Hab ich eigentlich so gemacht, auf Realtek nimmt der auch alles so her wenn ich die Testtöne abspiele, aber Windows gibt nur über die Satelliten aus.


----------



## Laggy.NET (30. Oktober 2014)

Was genau meinst du mit Windows? Wenn ich irgend einen Musik oder Videoplayer starte oder ein Game wird alles so ausgegeben wie ich es eingestellt habe... 

Kann es leider nicht direkt nachtesten, da ich Onboardsound nicht mehr nutze, aber habs wie gesagt jahrelang so mit dem Realtek Sound genutzt. Wichtig ist, dass du jedes mal, wenn du was umstellst, die Widergabesoftware neustartest.


----------



## Basti 92 (31. Oktober 2014)

Hallo,

entschuldige es war mein Fehler, dass ich denen ersten Beitrag vergessen hatte. Da steht natürlich alles.
Also erstmal rein Technisch bedingt bringt Stereo am Subwoofer "nichts" da es erstens nur aus einer Box kommt und wie oben erwähnt sowieso nicht vom Menschen geortet werden kann.
Also mit der Verschaltung würde ich nun an deiner Stelle die gute alte "Quick&Dirty" Variante bevorzugen. Denn dann kannst du im Rechner als Stereo Vollspektrum einstellen und der Rest ist analog.
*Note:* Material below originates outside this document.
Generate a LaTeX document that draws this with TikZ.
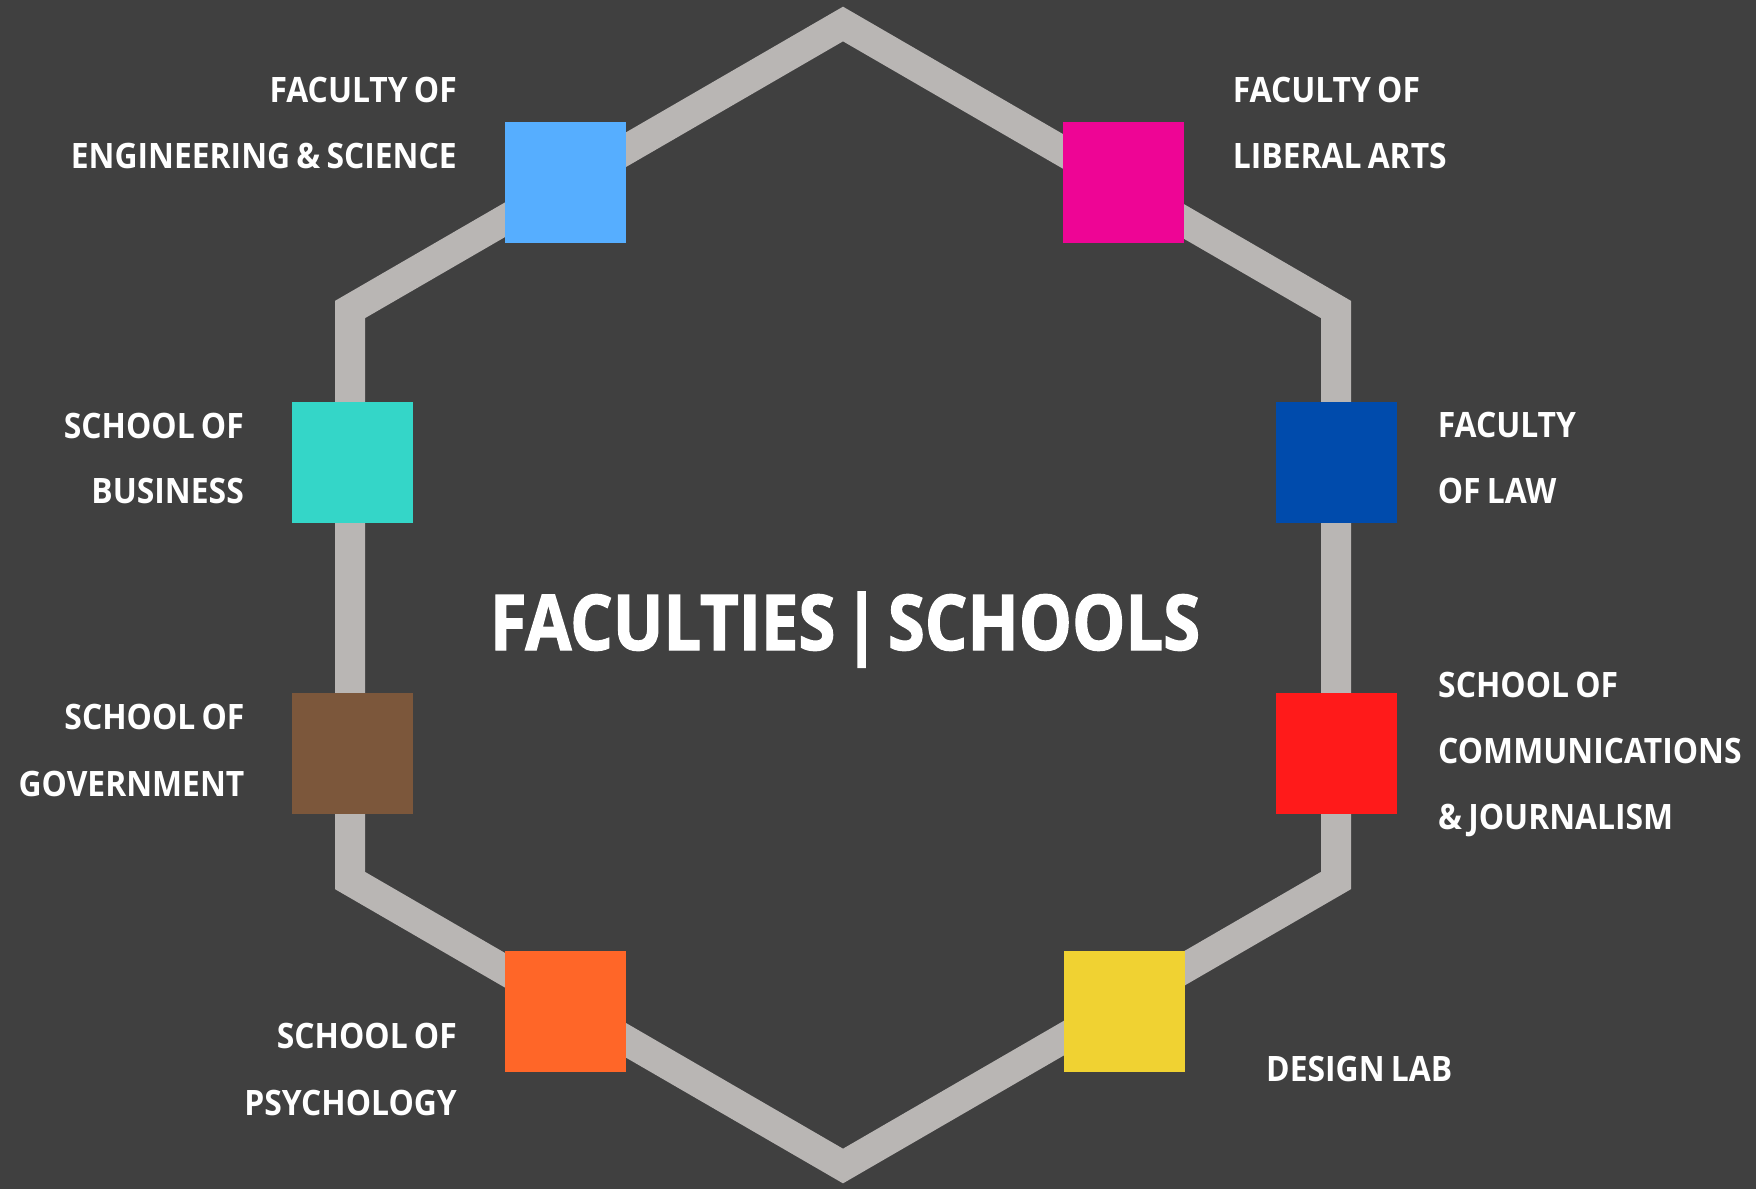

			Dieser Inhalt steht nur eingeloggten Mitgliedern zur Verfügung.
        


Du nutzt den Mono Ausgang an dem Eigenbauverstärker und gehst in die low-level-Input-Buchse deines Subwoofers (Rot) und lässt die 2. Buchse (Weiß) frei.

Softwaretechnisch kann ich erst mitte nechste Woche testen, in deinem Board steckt ein ALC888, ich habe einen ALC888 in meinem Laptop und einen ALC1150 zum testen da.


MfG Basti


----------